Interesting historical perspective James. However I think there are other reasons as well, reasons less esoteric and less bound to historical trends, that MMA has captured the public imagination in the 21st century. Clearly the fascination with MMA has also inspired renewed interest in other combat sports. The Rio Olympic Games, for example, featured both male and female boxing and wrestling, plus there is increased interest in professional boxing.

1. The UFC settled the perennial dispute over who could beat who, which fighting art is superior. Now we all understand that hand to hand combat is an “interdisciplinary” subject. One must be proficient in striking AND grappling to be competitive. MMA fighters must master techniques from many different martial arts. The art or technique itself matters less than the ability of the fighter to execute it effectively. Nobody today imagines that a certain MMA fighter is going to win the match just because he has a “black belt” in a certain style of fighting or because he has mastered control of “chi”. The oriental arts have been forced to be more practical and less mysterious.
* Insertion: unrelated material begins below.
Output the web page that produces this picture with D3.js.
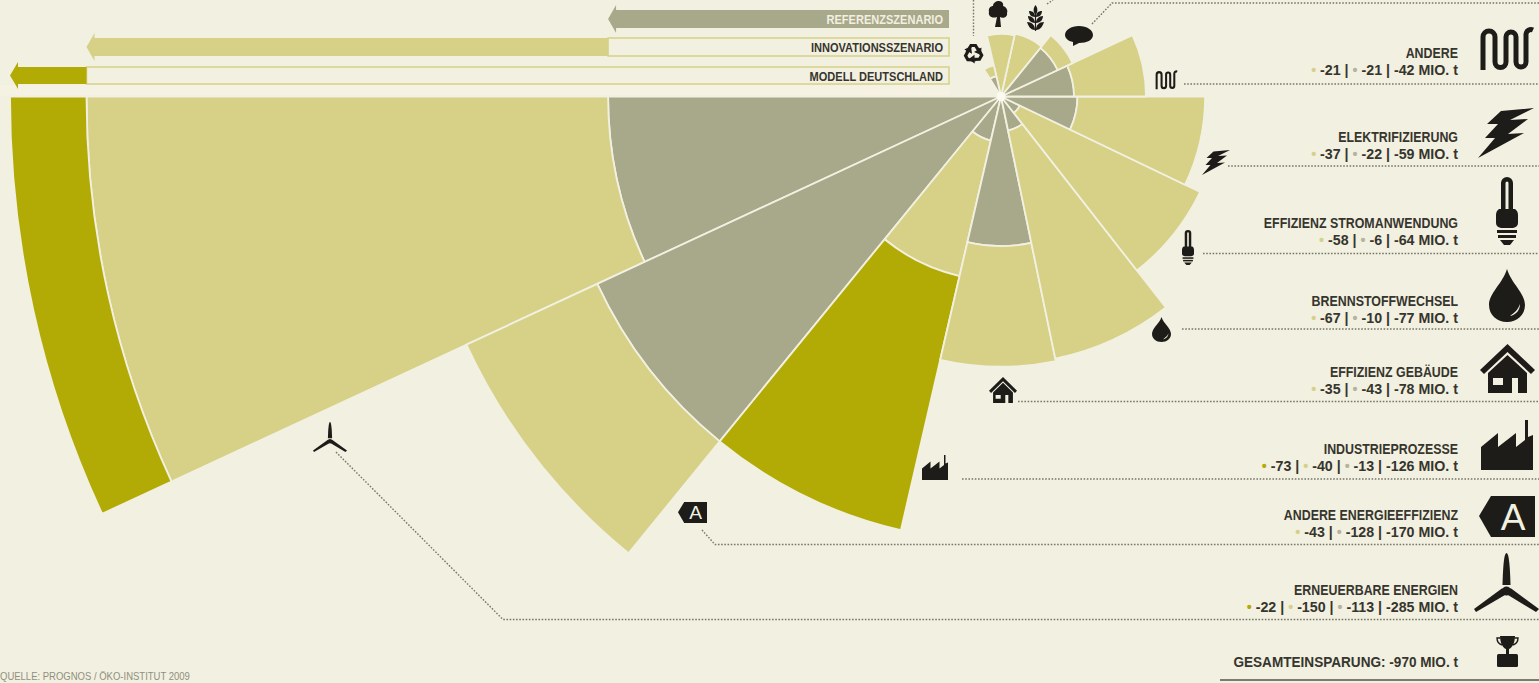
<!DOCTYPE html>
<link rel="shortcut icon" href="#">
<script src="https://d3js.org/d3.v7.min.js"></script>
<style>
  html, body { margin: 0; padding: 0; background: #f2f0e0; overflow: hidden; }
  svg { display: block; }
  text { font-family: "Liberation Sans", sans-serif; }
</style>
<body>
  <div id="container"></div>
</body>
<script>
    // sectors clockwise on the page, starting at the 9 o'clock line
    var sectors = ["Erneuerbare Energien", "Andere Energieeffizienz", "Industrieprozesse", "Effizienz Gebäude",
      "Brennstoffwechsel", "Effizienz Stromanwendung", "Elektrifizierung", "Andere",
      "Sprechblase", "Getreide", "Baum", "Recycling"];

    // ring thicknesses as drawn in the picture (Mio. t)
    var refValues   = [113, 128, 13, 43, 10, 6, 22, 21, 18, 0, 0, 6];
    var innoValues  = [150, 41.5, 40, 34.7, 67, 57.5, 36.7, 20.7, 4.7, 18.5, 18, 3.2];
    var modelValues = [22, 0, 75, 0, 0, 0, 0, 0, 0, 0, 0, 0];
    // sector borders in degrees
    var sectorEdges = [0, 24.9, 50.8, 77, 101.7, 128, 154.4, 180, 205, 231, 257.5, 283, 302];

    // printed rows on the right
    var rowTitles = ["ANDERE", "ELEKTRIFIZIERUNG", "EFFIZIENZ STROMANWENDUNG", "BRENNSTOFFWECHSEL", "EFFIZIENZ GEBÄUDE",
      "INDUSTRIEPROZESSE", "ANDERE ENERGIEEFFIZIENZ", "ERNEUERBARE ENERGIEN"];
    var rowModel = [null, null, null, null, null, -73, null, -22];
    var rowInno  = [-21, -37, -58, -67, -35, -40, -43, -150];
    var rowRef   = [-21, -22, -6, -10, -43, -13, -128, -113];
    var rowTotal = [-42, -59, -64, -77, -78, -126, -170, -285];
    var rowTitleY = [58, 141.5, 227.5, 305.5, 377, 453.5, 519.5, 594.5];
    var rowValueY = [75, 158.5, 244.5, 322.5, 394, 470.5, 536.5, 611.5];

    var scenarioNames = ["REFERENZSZENARIO", "INNOVATIONSSZENARIO", "MODELL DEUTSCHLAND"];
    var scenarioTotals = [113, 263, 285];

    var colors = {bg: "#f2f0e0", ref: "#a8a88b", inno: "#d6d187", model: "#b3ab05", ink: "#1d1c18", text: "#36352e"};

    var width = 1539, height = 683, cx = 1001, cy = 96.5;

    var svg = d3.select("#container")
      .append("svg")
      .attr("width", width)
      .attr("height", height);

    svg.append("rect").attr("width", width).attr("height", height).attr("fill", colors.bg);
    // slightly lighter strip above the chart
    svg.append("rect").attr("x", 0).attr("y", 85).attr("width", 950).attr("height", 11).attr("fill", "#f5f1e3");

    // radius is linear in the value, angle runs from west over south
    var r = d3.scaleLinear().domain([0, 285]).range([0, 991]);
    var angle = d3.scaleLinear().domain([0, 360]).range([-Math.PI / 2, -Math.PI / 2 - 2 * Math.PI]);

    var arc = d3.arc();
    var chart = svg.append("g").attr("transform", "translate(" + cx + "," + cy + ")");

    sectors.forEach(function(name, i) {
      var rings = [
        {from: 0, to: refValues[i], color: colors.ref},
        {from: refValues[i], to: refValues[i] + innoValues[i], color: colors.inno},
        {from: refValues[i] + innoValues[i], to: refValues[i] + innoValues[i] + modelValues[i], color: colors.model}
      ];
      chart.append("g").selectAll("path")
        .data(rings.filter(function(d) { return d.to > d.from; }))
        .enter()
        .append("path")
        .attr("d", function(d) {
          return arc({innerRadius: r(d.from), outerRadius: r(d.to), startAngle: angle(sectorEdges[i]), endAngle: angle(sectorEdges[i + 1])});
        })
        .attr("fill", function(d) { return d.color; })
        .attr("stroke", colors.bg)
        .attr("stroke-width", 1.8)
        .attr("stroke-linejoin", "round");
    });
    chart.append("circle").attr("r", 4.5).attr("fill", "#fbfaee");

    // scenario arrows, tips sit on the same radius scale
    var barY = [10, 38, 67], barH = [18, 18, 17];
    var barFill = [colors.ref, colors.inno, colors.model];
    var barEnd = [949, r(113), r(263)];   // first bar filled to the right end, the others up to previous scenario

    scenarioTotals.forEach(function(total, i) {
      var tip = cx - r(total);
      var right = i == 0 ? barEnd[0] : cx - barEnd[i];
      if (i > 0) {
        svg.append("rect")
          .attr("x", right).attr("y", barY[i])
          .attr("width", 949 - right).attr("height", barH[i])
          .attr("fill", "none").attr("stroke", colors.inno).attr("stroke-width", 1.5);
      }
      var p = d3.path();
      p.moveTo(tip, barY[i] + barH[i] / 2);
      p.lineTo(tip + 8, barY[i] - 5);
      p.lineTo(tip + 8, barY[i]);
      p.lineTo(right, barY[i]);
      p.lineTo(right, barY[i] + barH[i]);
      p.lineTo(tip + 8, barY[i] + barH[i]);
      p.lineTo(tip + 8, barY[i] + barH[i] + 5);
      p.closePath();
      svg.append("path").attr("d", p.toString()).attr("fill", barFill[i]);
      svg.append("text")
        .attr("transform", "translate(943," + (barY[i] + 14) + ") scale(0.85,1)")
        .attr("text-anchor", "end")
        .attr("font-size", 13).attr("font-weight", "bold")
        .attr("fill", i == 0 ? "#f2f0e0" : colors.text)
        .text(scenarioNames[i]);
    });

    // dotted leaders
    var leaders = [
      [[1184, 84], [1539, 84]],
      [[1228, 166], [1539, 166]],
      [[1203, 253.5], [1539, 253.5]],
      [[1182, 329], [1539, 329]],
      [[1018, 401.5], [1539, 401.5]],
      [[962, 479], [1539, 479]],
      [[702, 530], [715, 544.5], [1539, 544.5]],
      [[336, 452], [503, 619.5], [1539, 619.5]],
      [[973.5, 0], [973.5, 36]],
      [[1047, 4], [1053, 0]],
      [[1092, 24], [1112, 3], [1539, 3]]
    ];
    var line = d3.line();
    svg.append("g").selectAll("path")
      .data(leaders)
      .enter()
      .append("path")
      .attr("d", line)
      .attr("fill", "none")
      .attr("stroke", "#77776a")
      .attr("stroke-width", 1.4)
      .attr("stroke-dasharray", "1.6 1.6");

    // row texts, the condensed look comes from a horizontal squeeze
    function addValue(t, dotColor, v, sep) {
      if (v === null) return;
      t.append("tspan").attr("fill", dotColor).text("\u2022");
      t.append("tspan").text(" " + v + sep);
    }
    var rows = svg.append("g").attr("fill", colors.text);
    rowTitles.forEach(function(title, i) {
      rows.append("text")
        .attr("transform", "translate(1458," + rowTitleY[i] + ") scale(0.827,1)")
        .attr("text-anchor", "end")
        .attr("font-size", 15).attr("font-weight", "bold")
        .text(title);
      var t = rows.append("text")
        .attr("transform", "translate(1458," + rowValueY[i] + ") scale(0.95,1)")
        .attr("text-anchor", "end")
        .attr("font-size", 15).attr("font-weight", "bold");
      addValue(t, colors.model, rowModel[i], " | ");
      addValue(t, colors.inno, rowInno[i], " | ");
      addValue(t, "#b4b49e", rowRef[i], " | ");
      t.append("tspan").text(rowTotal[i] + " MIO. t");
    });
    rows.append("text")
      .attr("transform", "translate(1458,667) scale(0.877,1)")
      .attr("text-anchor", "end")
      .attr("font-size", 15.5).attr("font-weight", "bold")
      .text("GESAMTEINSPARUNG: -970 MIO. t");

    svg.append("line")
      .attr("x1", 1220).attr("x2", width).attr("y1", 680).attr("y2", 680)
      .attr("stroke", "#55554a").attr("stroke-width", 1.5);

    svg.append("text")
      .attr("transform", "translate(0,680) scale(0.865,1)")
      .attr("font-size", 11).attr("fill", "#8f8f80")
      .text("QUELLE: PROGNOS / ÖKO-INSTITUT 2009");

    // icons, drawn in their own little boxes and scaled to the spot
    var icons = {
      heater: {w: 56, h: 50, svg: '<path d="M4 46V13A6 6 0 0 1 16 13V38A5.5 5.5 0 0 0 27 38V13A5 5 0 0 1 37 13V38A5 5 0 0 0 47 38V10A5 5 0 0 1 54 6" fill="none" stroke="currentColor" stroke-width="5"/>'},
      bolt: {w: 56, h: 50, svg: '<path d="M56 0L23 3L9 16L20 16L7 30L17 30L0 50L46 25L30 26L50 11L32 12Z"/>'},
      bulb: {w: 22, h: 68, svg: '<path fill-rule="evenodd" d="M5 32V6A6 6 0 0 1 17 6V32H19Q22 34 22 38V46Q22 50 17 51H5Q0 50 0 46V38Q0 34 3 32ZM9.5 6V32H12.5V6A1.5 1.5 0 0 0 9.5 6Z"/><rect x="1" y="53" width="20" height="3"/><rect x="2" y="58" width="18" height="3"/><path d="M4 63H18L14 68H8Z"/>'},
      drop: {w: 36, h: 53, svg: '<path fill-rule="evenodd" d="M18 0C14 14 0 24 0 36C0 46 8 53 18 53C28 53 36 46 36 36C36 24 22 14 18 0ZM31 35C31 41 27 46 21 47C25 44 29 41 31 35Z"/>'},
      house: {w: 55, h: 49, svg: '<path d="M0 26L27.5 0L55 26L51 30L27.5 8L4 30Z"/><path fill-rule="evenodd" d="M8 49V29L27.5 11L47 29V49H38V34H32V49ZM13 34V41H23V34Z"/>'},
      factory: {w: 52, h: 50, svg: '<path d="M0 50V27L17 13V27L35 13V27L44 20V0H47V17L52 15V50Z"/>'},
      tag: {w: 56, h: 41, svg: '<path d="M0 20L12 0H56V41H12Z"/><text x="34" y="34" font-size="37" text-anchor="middle" fill="#f2f0e0">A</text>'},
      turbine: {w: 65, h: 59, svg: '<path d="M32.5 0C35 0 36 14 36.5 32L28.5 32C29 14 30 0 32.5 0Z"/><path d="M28.5 35L31 42L2 59L0 56Z"/><path d="M36.5 35L34 42L62 59L65 56Z"/><circle cx="32.5" cy="38" r="4.5"/>'},
      trophy: {w: 21, h: 31, svg: '<path d="M3 0H18C18 7 15 12 12 13V18H9V13C6 12 3 7 3 0Z"/><path d="M3 2H0C0 6 2 8 5 9M18 2H21C21 6 19 8 16 9" fill="none" stroke="currentColor" stroke-width="1.4"/><rect y="18" width="21" height="13" rx="1.5"/>'},
      tree: {w: 20, h: 26, svg: '<path d="M7 26L9 16C3 18 0 14 1 11C0 7 3 5 5 5C5 2 8 0 11 0C14 0 16 3 15 5C19 6 20 10 19 12C20 16 15 18 12 16L13 26Z"/>'},
      grain: {w: 17, h: 26, svg: '<path d="M8.5 26V3" stroke="currentColor" stroke-width="1.2"/><path d="M8.5 0C11 3 11 7 8.5 10C6 7 6 3 8.5 0Z"/><path d="M8 12C4 12 2 9 2 6C6 6 8 8 8 12ZM9 12C13 12 15 9 15 6C11 6 9 8 9 12ZM8 18C3 18 1 14 1 11C5 11 8 14 8 18ZM9 18C14 18 16 14 16 11C12 11 9 14 9 18ZM8 25C3 25 1 20 0 17C5 17 8 20 8 25ZM9 25C14 25 16 20 17 17C12 17 9 20 9 25Z"/>'},
      speech: {w: 28, h: 20, svg: '<path d="M14 0C22 0 28 4 28 9C28 14 22 17 14 17L8 20L8 16C3 15 0 12 0 9C0 4 6 0 14 0Z"/>'},
      recycle: {w: 21, h: 20, svg: ["0", "120", "240"].map(function(a) {
        return '<g transform="translate(10.5 10.5) rotate(' + a + ')"><path d="M-6.5 -1.5L-2.5 -8H2L4.5 -4" fill="none" stroke="currentColor" stroke-width="3.2"/><path d="M8 -6L7.5 1.5L0.5 -1.5Z"/></g>';
      }).join("")}
    };

    // name, left, top, right, bottom
    var iconSpots = [
      ["heater", 1479, 24, 1535, 74], ["heater", 1155, 69, 1178, 91],
      ["bolt", 1478, 108, 1534, 158], ["bolt", 1202, 150, 1230, 175],
      ["bulb", 1496, 177, 1518, 245], ["bulb", 1182, 230, 1194, 265],
      ["drop", 1489, 269, 1525, 322], ["drop", 1152, 317, 1171, 342],
      ["house", 1480, 344, 1535, 393], ["house", 989, 377, 1017, 403],
      ["factory", 1481, 420, 1533, 470], ["factory", 922, 455, 948, 480],
      ["tag", 1479, 496, 1535, 537], ["tag", 678, 502, 707, 523],
      ["turbine", 1474, 553, 1539, 612], ["turbine", 313, 422, 347, 452],
      ["trophy", 1497, 636, 1518, 667],
      ["recycle", 963, 43, 984, 63], ["tree", 988, 1, 1008, 27],
      ["grain", 1027, 5, 1044, 31], ["speech", 1065, 26, 1093, 46]
    ];

    svg.append("g").selectAll("g")
      .data(iconSpots)
      .enter()
      .append("g")
      .attr("fill", colors.ink)
      .style("color", colors.ink)
      .attr("transform", function(d) {
        var ic = icons[d[0]];
        return "translate(" + d[1] + "," + d[2] + ") scale(" + (d[3] - d[1]) / ic.w + "," + (d[4] - d[2]) / ic.h + ")";
      })
      .html(function(d) { return icons[d[0]].svg; });

</script>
2. MMA fights are seldom dull and indecisive. During the 1980’s and 1990’s boxing seemed plagued with dull and indecisive fights and followed by incompressible decisions by the judges. It often seemed like the judges “must have been watching a different match”. The public lost interest and the networks quit televising boxing. By contrast, of the four UFC matches featured on FOX free TV Sat 27 Aug, 2016, only one ended in a split decision. Of the others, one ended in a spectacular KO from a high kick to the head and the other two by submission from choke holds. Even someone unfamiliar with the sport could follow what was happening in those fights.

3. Fewer men were familiar with the sport of boxing following the abolition of scholastic boxing in America in the 1960’s. Up until then every high school and college sports program had a boxing team. The NCAA banned boxing as an intercollegiate sport after U of Wisconsin boxing team member Charlie Mohr died on April 17, 1960, eight days after taking a punch that detached a blood vessel in his brain during the NCAA championships. High schools soon followed suit. If a person plays at a sport himself then he will always enjoy seeing the sport played well, but boxing soon became something strange and unfamiliar to the majority of American men. Many would never see a live match. Thus they couldn’t understand the subtlety of the sweet science, would develop all sorts of misconceptions about boxing and generally lose interest in it. MMA has renewed the interest in boxing as well as other martial arts.

4. Cable, satellite and pay per view TV made more niche programing possible. Suddenly it was possible to watch sports events that the major broadcast networks chose not to feature. Like UFC “cage fights”.

5. Digital video recorders (DVR) changed people’s TV viewing habits. Now they record their favorite programs for later viewing and fast forward through the commercials. HOWEVER, people will watch sports events live, meaning that they will see all the commercials. This makes ALL sports events a desirable venue for advertisers. Both MMA and boxing benefit from the new technology.